▶ _Dataset extract_
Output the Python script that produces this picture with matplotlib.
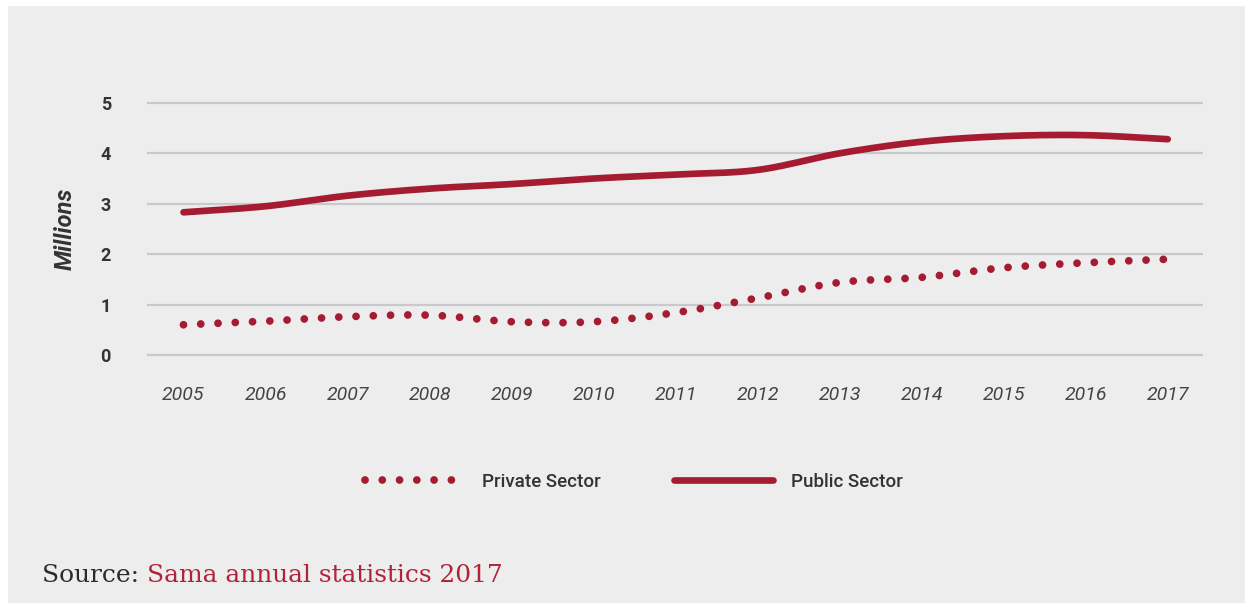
import numpy as np
import matplotlib
matplotlib.use("Agg")
import matplotlib.pyplot as plt
from matplotlib.patches import Rectangle

# Workforce by sector, millions
years = [2005, 2006, 2007, 2008, 2009, 2010, 2011, 2012, 2013, 2014, 2015, 2016, 2017]
public_sector = [2.83, 2.95, 3.16, 3.30, 3.39, 3.50, 3.58, 3.67, 4.00, 4.23, 4.34, 4.36, 4.28]
private_sector = [0.60, 0.67, 0.76, 0.79, 0.66, 0.66, 0.84, 1.13, 1.44, 1.54, 1.73, 1.83, 1.90]
y_ticks = [0, 1, 2, 3, 4, 5]

RED = "#a51c31"
GRID = "#c9c9cb"
PANEL = "#ededed"
TEXT = "#333333"
NARROW = ["Liberation Sans Narrow", "Roboto", "DejaVu Sans"]


def smooth(x, y, n=40):
    """Cubic Hermite curve through the points (Catmull-Rom tangents)."""
    x = np.asarray(x, float)
    y = np.asarray(y, float)
    m = np.empty_like(y)
    m[1:-1] = (y[2:] - y[:-2]) / (x[2:] - x[:-2])
    m[0] = (y[1] - y[0]) / (x[1] - x[0])
    m[-1] = (y[-1] - y[-2]) / (x[-1] - x[-2])
    xs, ys = [], []
    for i in range(len(x) - 1):
        h = x[i + 1] - x[i]
        t = np.linspace(0, 1, n, endpoint=(i == len(x) - 2))
        h00 = 2 * t**3 - 3 * t**2 + 1
        h10 = t**3 - 2 * t**2 + t
        h01 = -2 * t**3 + 3 * t**2
        h11 = t**3 - t**2
        xs.append(x[i] + t * h)
        ys.append(h00 * y[i] + h10 * h * m[i] + h01 * y[i + 1] + h11 * h * m[i + 1])
    return np.concatenate(xs), np.concatenate(ys)


W, H = 1253, 609
fig = plt.figure(figsize=(W / 100, H / 100), dpi=100, facecolor="white")
fig.patches.append(Rectangle((8 / W, 6 / H), (1245 - 8) / W, (603 - 6) / H,
                             transform=fig.transFigure, facecolor=PANEL,
                             edgecolor="none", zorder=-10))

# axes box: gridline span 147..1203 px, y from 92.8 to 365.1 px
ax = fig.add_axes([147 / W, 1 - 365.1 / H, (1203 - 147) / W, (365.1 - 92.8) / H])
ax.set_zorder(2)
ax.set_facecolor("none")
ax.set_xlim(2004.555, 2017.43)
ax.set_ylim(-0.2, 5.2)

for s in ax.spines.values():
    s.set_visible(False)
ax.set_yticks(y_ticks)
ax.set_xticks(years)
ax.grid(axis="y", color=GRID, linewidth=1.6)
ax.grid(axis="x", visible=False)
ax.set_axisbelow(True)
ax.tick_params(axis="both", length=0)
ax.tick_params(axis="y", pad=26)
ax.tick_params(axis="x", pad=15)
for lab in ax.get_yticklabels():
    lab.set_fontfamily(NARROW)
    lab.set_fontsize(13)
    lab.set_fontweight("bold")
    lab.set_color(TEXT)
for lab in ax.get_xticklabels():
    lab.set_fontfamily(NARROW)
    lab.set_fontsize(14)
    lab.set_fontstyle("italic")
    lab.set_color("#444444")

ax.set_ylabel("Millions", fontfamily=NARROW, fontsize=17, fontstyle="italic",
              fontweight="bold", color=TEXT, labelpad=17)

px, py = smooth(years, private_sector)
ux, uy = smooth(years, public_sector)

ax.plot(px, py, color=RED, linewidth=5.6, linestyle=(0, (0.001, 2.22)),
        dash_capstyle="round", label="Private Sector", zorder=3)
ax.plot(ux, uy, color=RED, linewidth=4.8, solid_capstyle="round",
        label="Public Sector", zorder=3)

leg = fig.legend(handles=ax.get_lines(), loc="center",
                 bbox_to_anchor=(634 / W, 1 - 482 / H), ncol=2, frameon=False,
                 prop={"family": NARROW, "size": 13.5, "weight": "medium"},
                 handlelength=5.3, handletextpad=0.95, columnspacing=3.9)
for t in leg.get_texts():
    t.set_color(TEXT)

# source line
renderer = fig.canvas.get_renderer()
src = fig.text(42 / W, 1 - 582 / H, "Source: ", fontfamily="DejaVu Serif",
               fontsize=17.9, color="#2b2b2b", va="baseline", ha="left")
bb = src.get_window_extent(renderer)
fig.text(bb.x1 / W, 1 - 582 / H, "Sama annual statistics 2017",
         fontfamily="DejaVu Serif", fontsize=17.9, color="#b02339",
         va="baseline", ha="left")

fig.savefig("out.png", dpi=100, facecolor="white")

▶ _Work to do_
Give again, word for word, every line from the top of the data above to the line holding "from matplotlib.patches import Rectangle", inclusive, with the pictures left out.

▶ _Task result_
Output the Python script that produces this picture with matplotlib.
import numpy as np
import matplotlib
matplotlib.use("Agg")
import matplotlib.pyplot as plt
from matplotlib.patches import Rectangle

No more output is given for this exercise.